Data provided:
******************************

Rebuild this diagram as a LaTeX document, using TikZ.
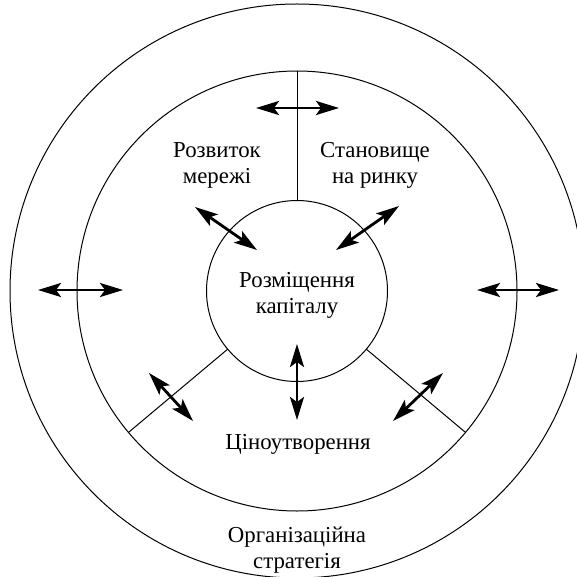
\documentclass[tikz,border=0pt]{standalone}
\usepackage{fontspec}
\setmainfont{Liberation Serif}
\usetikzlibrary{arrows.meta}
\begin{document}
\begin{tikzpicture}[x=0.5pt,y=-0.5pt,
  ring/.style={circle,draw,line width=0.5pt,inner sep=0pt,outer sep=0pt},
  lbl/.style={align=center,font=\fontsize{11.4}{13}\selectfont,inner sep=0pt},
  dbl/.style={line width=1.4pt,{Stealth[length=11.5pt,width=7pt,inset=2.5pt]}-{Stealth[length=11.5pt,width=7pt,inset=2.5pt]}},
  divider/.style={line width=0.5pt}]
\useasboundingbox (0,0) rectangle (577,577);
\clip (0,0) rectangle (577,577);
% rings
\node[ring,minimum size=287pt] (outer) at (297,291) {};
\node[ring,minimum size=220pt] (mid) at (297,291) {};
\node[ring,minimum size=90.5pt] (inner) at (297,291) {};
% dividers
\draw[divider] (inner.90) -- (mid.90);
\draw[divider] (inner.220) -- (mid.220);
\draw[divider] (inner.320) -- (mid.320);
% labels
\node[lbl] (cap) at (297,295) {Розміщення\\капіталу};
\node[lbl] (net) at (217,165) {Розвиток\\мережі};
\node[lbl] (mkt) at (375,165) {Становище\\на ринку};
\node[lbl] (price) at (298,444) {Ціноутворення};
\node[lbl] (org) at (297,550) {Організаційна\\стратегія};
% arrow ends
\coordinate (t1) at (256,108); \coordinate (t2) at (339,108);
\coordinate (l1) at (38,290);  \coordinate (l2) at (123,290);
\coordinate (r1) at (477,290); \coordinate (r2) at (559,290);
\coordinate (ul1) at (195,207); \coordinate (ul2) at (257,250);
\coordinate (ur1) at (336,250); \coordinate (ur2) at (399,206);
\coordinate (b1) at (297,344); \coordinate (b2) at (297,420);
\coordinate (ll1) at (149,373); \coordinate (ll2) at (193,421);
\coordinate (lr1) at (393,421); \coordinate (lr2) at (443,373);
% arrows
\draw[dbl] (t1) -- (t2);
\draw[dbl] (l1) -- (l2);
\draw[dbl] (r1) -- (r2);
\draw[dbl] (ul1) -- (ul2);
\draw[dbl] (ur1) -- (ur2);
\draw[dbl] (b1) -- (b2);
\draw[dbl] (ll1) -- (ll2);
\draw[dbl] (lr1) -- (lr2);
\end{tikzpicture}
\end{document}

******************************

Requirements: Go through the data above and transcribe it in full, omitting any image.

Result for this task:
Rebuild this diagram as a LaTeX document, using TikZ.
\documentclass[tikz,border=0pt]{standalone}
\usepackage{fontspec}
\setmainfont{Liberation Serif}
\usetikzlibrary{arrows.meta}
\begin{document}
\begin{tikzpicture}[x=0.5pt,y=-0.5pt,
  ring/.style={circle,draw,line width=0.5pt,inner sep=0pt,outer sep=0pt},
  lbl/.style={align=center,font=\fontsize{11.4}{13}\selectfont,inner sep=0pt},
  dbl/.style={line width=1.4pt,{Stealth[length=11.5pt,width=7pt,inset=2.5pt]}-{Stealth[length=11.5pt,width=7pt,inset=2.5pt]}},
  divider/.style={line width=0.5pt}]
\useasboundingbox (0,0) rectangle (577,577);
\clip (0,0) rectangle (577,577);
% rings
\node[ring,minimum size=287pt] (outer) at (297,291) {};
\node[ring,minimum size=220pt] (mid) at (297,291) {};
\node[ring,minimum size=90.5pt] (inner) at (297,291) {};
% dividers
\draw[divider] (inner.90) -- (mid.90);
\draw[divider] (inner.220) -- (mid.220);
\draw[divider] (inner.320) -- (mid.320);
% labels
\node[lbl] (cap) at (297,295) {Розміщення\\капіталу};
\node[lbl] (net) at (217,165) {Розвиток\\мережі};
\node[lbl] (mkt) at (375,165) {Становище\\на ринку};
\node[lbl] (price) at (298,444) {Ціноутворення};
\node[lbl] (org) at (297,550) {Організаційна\\стратегія};
% arrow ends
\coordinate (t1) at (256,108); \coordinate (t2) at (339,108);
\coordinate (l1) at (38,290);  \coordinate (l2) at (123,290);
\coordinate (r1) at (477,290); \coordinate (r2) at (559,290);
\coordinate (ul1) at (195,207); \coordinate (ul2) at (257,250);
\coordinate (ur1) at (336,250); \coordinate (ur2) at (399,206);
\coordinate (b1) at (297,344); \coordinate (b2) at (297,420);
\coordinate (ll1) at (149,373); \coordinate (ll2) at (193,421);
\coordinate (lr1) at (393,421); \coordinate (lr2) at (443,373);
% arrows
\draw[dbl] (t1) -- (t2);
\draw[dbl] (l1) -- (l2);
\draw[dbl] (r1) -- (r2);
\draw[dbl] (ul1) -- (ul2);
\draw[dbl] (ur1) -- (ur2);
\draw[dbl] (b1) -- (b2);
\draw[dbl] (ll1) -- (ll2);
\draw[dbl] (lr1) -- (lr2);
\end{tikzpicture}
\end{document}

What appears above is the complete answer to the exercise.